## EXERCISE OBJECTIVE
Below is a listing to transcribe in full and exactly; keep the pictures out.

# # # # #

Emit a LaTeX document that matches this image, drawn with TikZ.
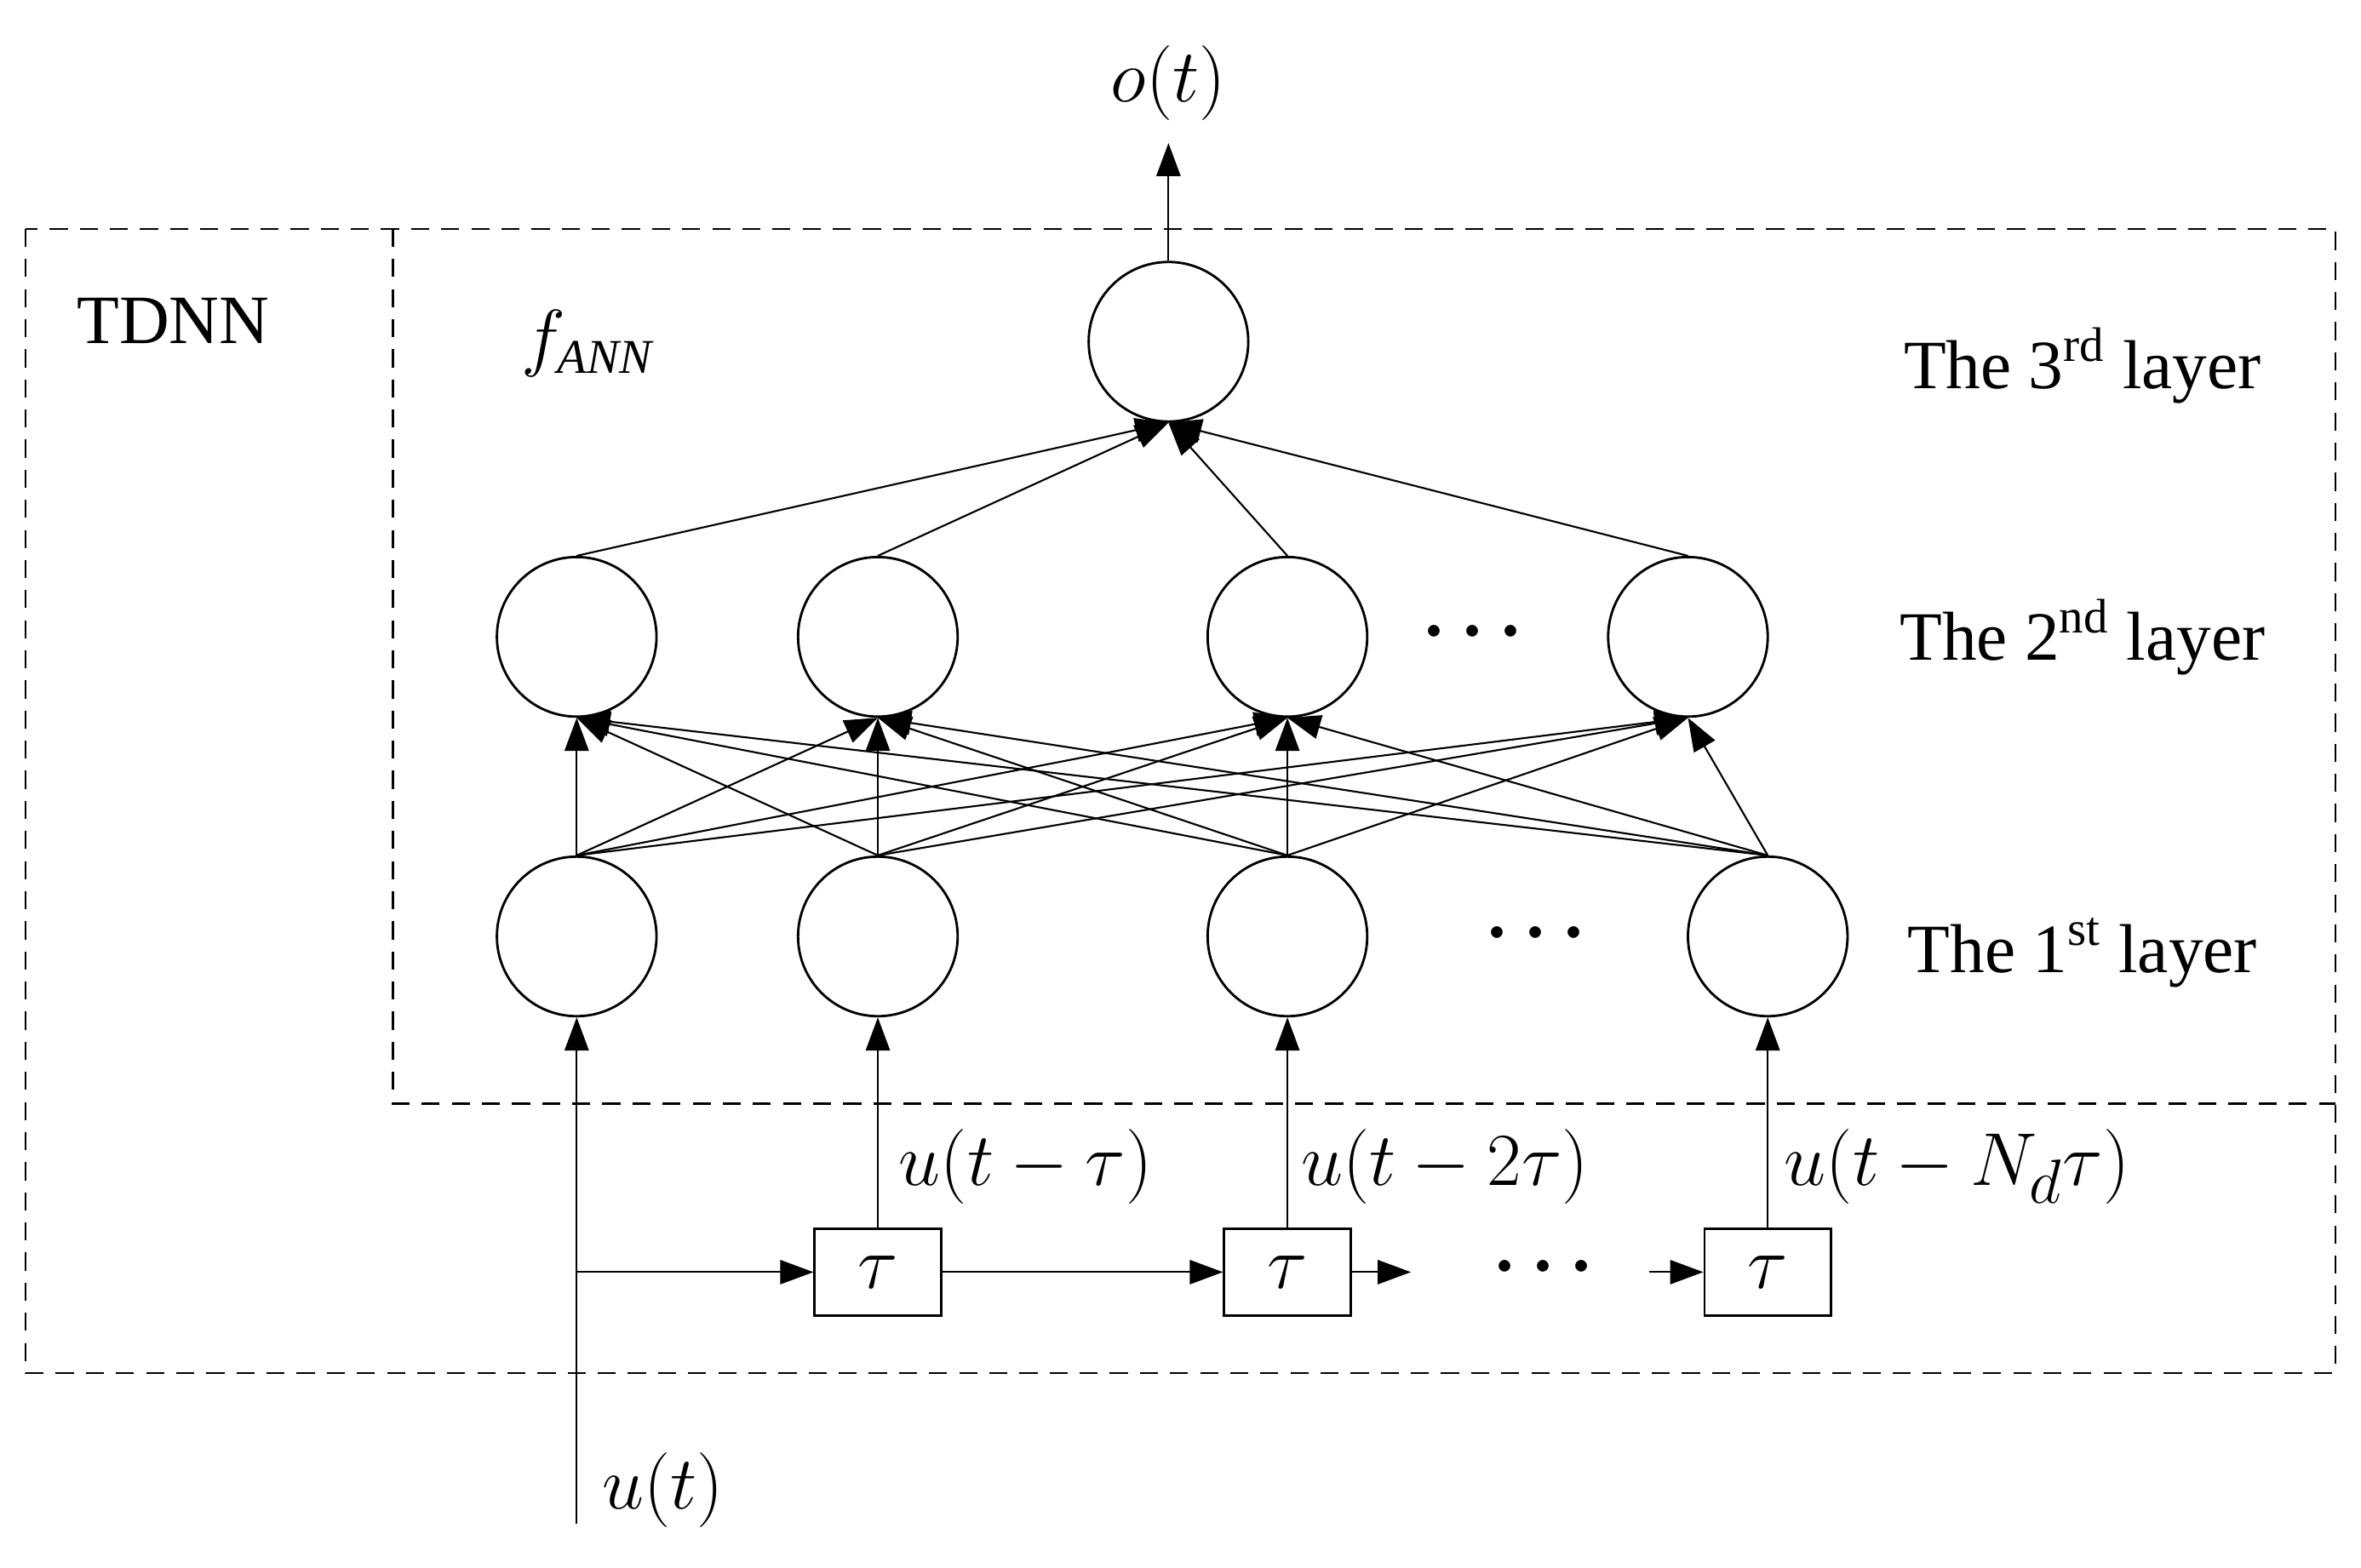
\documentclass[tikz,border=0pt]{standalone}
\usepackage{fontspec}
\setmainfont{Liberation Serif}
\usetikzlibrary{arrows.meta}
\begin{document}
\begin{tikzpicture}[x=0.5pt,y=-0.5pt,
  neu/.style={circle,draw,line width=0.8pt,minimum size=53pt,inner sep=0pt},
  dl/.style={rectangle,draw,line width=0.8pt,minimum width=42pt,minimum height=29pt,inner sep=0pt,font=\fontsize{26}{30}\selectfont},
  arr/.style={-{Triangle[length=11pt,width=8pt]},line width=0.6pt},
  lbl/.style={font=\fontsize{23}{27}\selectfont},
  dots/.style={font=\fontsize{26}{30}\selectfont\boldmath},
  ml/.style={font=\fontsize{28}{32}\selectfont},
  box/.style={dashed,dash pattern=on 6pt off 4pt,line width=0.7pt}]
\useasboundingbox (0,0) rectangle (1568,1041);
\draw[box] (17,152) rectangle (1551,912);
\draw[box] (261,152) -- (261,733) -- (1551,733);
\node[lbl] (tdnn) at (115,213) {TDNN};
\node[lbl] (fann) at (390,228) {$f_{\mathit{ANN}}$};
\node[neu] (o) at (776,227) {};
\foreach \n/\x in {1/383,2/583,3/855,4/1121} \node[neu] (b\n) at (\x,423) {};
\foreach \n/\x in {1/383,2/583,3/855,4/1174} \node[neu] (a\n) at (\x,622) {};
\node[dots] (d2) at (978,420) {$\cdots$};
\node[dots] (d1) at (1020,620) {$\cdots$};
\node[lbl] (l3) at (1383,243) {The 3\textsuperscript{rd} layer};
\node[lbl] (l2) at (1383,423) {The 2\textsuperscript{nd} layer};
\node[lbl] (l1) at (1383,633) {The 1\textsuperscript{st} layer};
\foreach \i in {1,...,4} \draw[arr] (b\i.north) -- (o.south);
\foreach \i in {1,...,4} \foreach \j in {1,...,4} \draw[arr] (a\i.north) -- (b\j.south);
\coordinate (otop) at (776,95);
\draw[arr] (o.north) -- (otop);
\node[ml] (ol) at (776,55) {$o\big(t\big)$};
\node[dl] (t1) at (583,845) {$\tau$};
\node[dl] (t2) at (855,845) {$\tau$};
\node[dl] (t3) at (1174,845) {$\tau$};
\coordinate (uin) at (383,1012);
\coordinate (br) at (383,845);
\draw[arr] (uin) -- (a1.south);
\draw[arr] (br) -- (t1.west);
\draw[arr] (t1.east) -- (t2.west);
\coordinate (s1) at (937,845);
\coordinate (s2) at (1095,845);
\draw[arr] (t2.east) -- (s1);
\draw[arr] (s2) -- (t3.west);
\node[dots] (d3) at (1025,842) {$\cdots$};
\draw[arr] (t1.north) -- (a2.south);
\draw[arr] (t2.north) -- (a3.south);
\draw[arr] (t3.north) -- (a4.south);
\node[ml,anchor=west] (u0) at (393,990) {$u\big(t\big)$};
\node[ml,anchor=west] (u1) at (590,775) {$u\big(t-\tau\big)$};
\node[ml,anchor=west] (u2) at (857,775) {$u\big(t-2\tau\big)$};
\node[ml,anchor=west] (u3) at (1178,775) {$u\big(t-N_d\tau\big)$};
\end{tikzpicture}
\end{document}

# # # # #

## OUTPUT BELOW
Emit a LaTeX document that matches this image, drawn with TikZ.
\documentclass[tikz,border=0pt]{standalone}
\usepackage{fontspec}
\setmainfont{Liberation Serif}
\usetikzlibrary{arrows.meta}
\begin{document}
\begin{tikzpicture}[x=0.5pt,y=-0.5pt,
  neu/.style={circle,draw,line width=0.8pt,minimum size=53pt,inner sep=0pt},
  dl/.style={rectangle,draw,line width=0.8pt,minimum width=42pt,minimum height=29pt,inner sep=0pt,font=\fontsize{26}{30}\selectfont},
  arr/.style={-{Triangle[length=11pt,width=8pt]},line width=0.6pt},
  lbl/.style={font=\fontsize{23}{27}\selectfont},
  dots/.style={font=\fontsize{26}{30}\selectfont\boldmath},
  ml/.style={font=\fontsize{28}{32}\selectfont},
  box/.style={dashed,dash pattern=on 6pt off 4pt,line width=0.7pt}]
\useasboundingbox (0,0) rectangle (1568,1041);
\draw[box] (17,152) rectangle (1551,912);
\draw[box] (261,152) -- (261,733) -- (1551,733);
\node[lbl] (tdnn) at (115,213) {TDNN};
\node[lbl] (fann) at (390,228) {$f_{\mathit{ANN}}$};
\node[neu] (o) at (776,227) {};
\foreach \n/\x in {1/383,2/583,3/855,4/1121} \node[neu] (b\n) at (\x,423) {};
\foreach \n/\x in {1/383,2/583,3/855,4/1174} \node[neu] (a\n) at (\x,622) {};
\node[dots] (d2) at (978,420) {$\cdots$};
\node[dots] (d1) at (1020,620) {$\cdots$};
\node[lbl] (l3) at (1383,243) {The 3\textsuperscript{rd} layer};
\node[lbl] (l2) at (1383,423) {The 2\textsuperscript{nd} layer};
\node[lbl] (l1) at (1383,633) {The 1\textsuperscript{st} layer};
\foreach \i in {1,...,4} \draw[arr] (b\i.north) -- (o.south);
\foreach \i in {1,...,4} \foreach \j in {1,...,4} \draw[arr] (a\i.north) -- (b\j.south);
\coordinate (otop) at (776,95);
\draw[arr] (o.north) -- (otop);
\node[ml] (ol) at (776,55) {$o\big(t\big)$};
\node[dl] (t1) at (583,845) {$\tau$};
\node[dl] (t2) at (855,845) {$\tau$};
\node[dl] (t3) at (1174,845) {$\tau$};
\coordinate (uin) at (383,1012);
\coordinate (br) at (383,845);
\draw[arr] (uin) -- (a1.south);
\draw[arr] (br) -- (t1.west);
\draw[arr] (t1.east) -- (t2.west);
\coordinate (s1) at (937,845);
\coordinate (s2) at (1095,845);
\draw[arr] (t2.east) -- (s1);
\draw[arr] (s2) -- (t3.west);
\node[dots] (d3) at (1025,842) {$\cdots$};
\draw[arr] (t1.north) -- (a2.south);
\draw[arr] (t2.north) -- (a3.south);
\draw[arr] (t3.north) -- (a4.south);
\node[ml,anchor=west] (u0) at (393,990) {$u\big(t\big)$};
\node[ml,anchor=west] (u1) at (590,775) {$u\big(t-\tau\big)$};
\node[ml,anchor=west] (u2) at (857,775) {$u\big(t-2\tau\big)$};
\node[ml,anchor=west] (u3) at (1178,775) {$u\big(t-N_d\tau\big)$};
\end{tikzpicture}
\end{document}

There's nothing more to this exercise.